What Does OPUS_APPLICATION_VOIP Optimize in Libopus
This article explains the specific optimizations triggered by the
OPUS_APPLICATION_VOIP setting within the libopus audio
codec. It details how this configuration prioritizes speech
intelligibility, adjusts the balance between the internal SILK and CELT
engines, manages bandwidth allocation, and enhances error resilience for
real-time voice communication over IP networks.
The OPUS_APPLICATION_VOIP mode is one of the three
primary application-specific profiles in libopus (alongside
OPUS_APPLICATION_AUDIO and
OPUS_APPLICATION_RESTRICTED_LOWDELAY). Selecting this mode
triggers several specific optimizations designed to deliver the highest
possible voice quality at the lowest possible bitrate.
1. Bias Toward the SILK Engine
Libopus is a hybrid codec containing two distinct technologies: SILK (optimized for voice, inherited from Skype) and CELT (optimized for music and general audio).
When OPUS_APPLICATION_VOIP is active, the encoder
heavily biases its internal decision-making toward the SILK engine for
low-to-medium bitrates and narrow-to-wideband audio. SILK uses Linear
Predictive Coding (LPC) to model the human vocal tract, which is highly
efficient for encoding speech but poor for music.
2. Speech Intelligibility and Psychoacoustics
The voice mode optimizes the codec’s psychoacoustic model to prioritize the preservation of human speech features rather than overall acoustic fidelity. * It prioritizes the preservation of formants (the spectral peaks of the human voice) and consonants. * It allocates fewer bits to very high frequencies and background noise, focusing instead on the 300 Hz to 8000 Hz range (the critical band for human speech perception).
3. Adaptive Mode and Engine Transitions
At medium bitrates, the encoder under the VOIP setting will utilize a hybrid mode. In this state, the SILK engine encodes the lower frequencies (up to 8 kHz) to preserve speech characteristics, while the CELT engine encodes the higher frequencies (above 8 kHz) to provide fullness. The transition points between SILK, Hybrid, and CELT modes are calibrated specifically to favor speech structures at lower bitrates compared to the AUDIO mode.
4. Optimized In-Band Forward Error Correction (FEC)
Voice over IP networks are inherently prone to packet loss. The VOIP setting optimizes the behavior of In-Band Forward Error Correction (LBRR - Low Bit-Rate Redundancy). * Under this setting, the encoder packs a highly compressed, low-bitrate redundant version of the previous audio frame into the current frame. * Because the SILK engine is used, this redundant speech data can be represented using very few bits, allowing the decoder to reconstruct lost packets with minimal impact on network bandwidth.
5. Voice Activity Detection (VAD) and Discontinuous Transmission (DTX)
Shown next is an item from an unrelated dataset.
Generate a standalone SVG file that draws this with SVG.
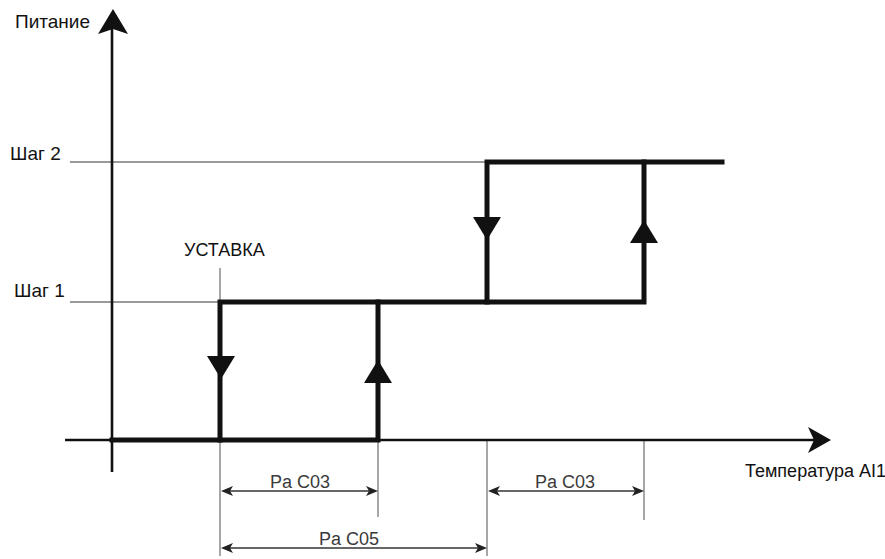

In VOIP mode, the internal Voice Activity Detector is highly tuned. It accurately distinguishes between active human speech and ambient background noise. This enables efficient operation of Discontinuous Transmission (DTX), where the encoder stops sending packets (or sends comfort noise packets at a drastically reduced rate) during moments of silence, saving up to 50% of network bandwidth during a standard two-way conversation.